In Phase 4, the data science team needs to develop datasets for training, testing, and production purposes. These datasets enable the data scientist to develop the analytical model and train it (“training data”), while holding aside some of the data (“hold-out data” or “test data”) for testing the model. (These topics are addressed in more detail in Chapter 3.) During this process, it is critical to ensure that the training and test datasets are sufficiently robust for the model and analytical techniques. A simple way to think of these datasets is to view the training dataset for conducting the initial experiments and the test sets for validating an approach once the initial experiments and models have been run.

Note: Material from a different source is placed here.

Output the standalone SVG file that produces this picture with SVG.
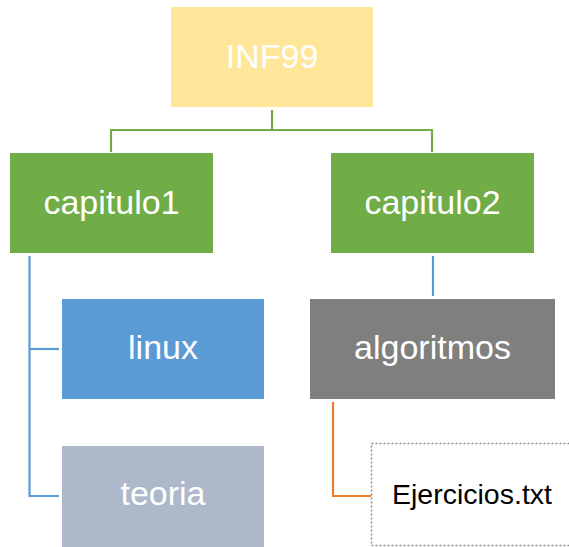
<svg xmlns="http://www.w3.org/2000/svg" width="569" height="547" viewBox="0 0 569 547">
<style>
.t{font-family:"Liberation Sans",Arial,sans-serif;font-size:34px;fill:#fff;text-anchor:middle}
.c{fill:none;stroke-width:2.2}
</style>
<rect width="569" height="547" fill="#fff"/>
<g id="connectors">
<polyline class="c" stroke="#70AD47" points="272,110 272,130"/>
<polyline class="c" stroke="#70AD47" points="111,152 111,130 432,130 432,152"/>
<polyline class="c" stroke="#5B9BD5" points="29.5,256 29.5,496 59,496"/>
<polyline class="c" stroke="#5B9BD5" points="29.5,349 59,349"/>
<polyline class="c" stroke="#5B9BD5" points="433,256 433,296"/>
<polyline class="c" stroke="#ED7D31" points="333,402 333,496 371,496"/>
</g>
<g id="inf99"><rect x="171" y="7" width="202" height="100" fill="#FFE699"/><text class="t" x="272" y="68">INF99</text></g>
<g id="capitulo1"><rect x="10" y="153" width="203" height="100" fill="#70AD47"/><text class="t" x="111.5" y="214">capitulo1</text></g>
<g id="capitulo2"><rect x="331" y="153" width="203" height="100" fill="#70AD47"/><text class="t" x="432.5" y="214">capitulo2</text></g>
<g id="linux"><rect x="62" y="299" width="202" height="100" fill="#5B9BD5"/><text class="t" x="163" y="359">linux</text></g>
<g id="teoria"><rect x="62" y="446" width="202" height="101" fill="#ADB9CA"/><text class="t" x="163" y="505">teoria</text></g>
<g id="algoritmos"><rect x="310" y="299" width="245" height="100" fill="#7F7F7F"/><text class="t" x="432.5" y="359">algoritmos</text></g>
<g id="ejercicios"><rect x="371.5" y="443.5" width="204" height="102" fill="#fff" stroke="#8C8C8C" stroke-width="1.5" stroke-dasharray="2,2"/><text class="t" x="472" y="504" style="fill:#000;font-size:28.5px">Ejercicios.txt</text></g>
</svg>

2.6 Phase 5: Communicate Results

After executing the model, the team needs to compare the outcomes of the modeling to the criteria established for success and failure. The team considers how best to articulate the findings and outcomes to the various team members and stakeholders, taking into account caveats, assumptions, and any limitations of the results. Because the presentation is often circulated within an organization, it is critical to articulate the results properly and position the findings in a way that is appropriate for the audience.

Summary

This chapter described the Data Analytics Lifecycle, which is an approach to managing and executing analytical projects. This approach describes the process in six phases.

1. Discovery

2. Data preparation

3. Model planning

4. Modelbuilding

5. Communicate results

6. Operationalize

Through these steps, data science teams can identify problems and perform rigorous investigation of the datasets needed for in-depth analysis. As stated in the chapter, although much is written about the analytical methods, the bulk of the time spent on these kinds of projects is spent in preparation—namely, in Phases 1 and 2 (discovery and data preparation). In addition, this chapter discussed the seven roles needed for a data science team. It is critical that organizations recognize that Data Science is a team effort, and a balance of skills is needed to be successful in tackling Big Data projects and other complex projects involving data analytics.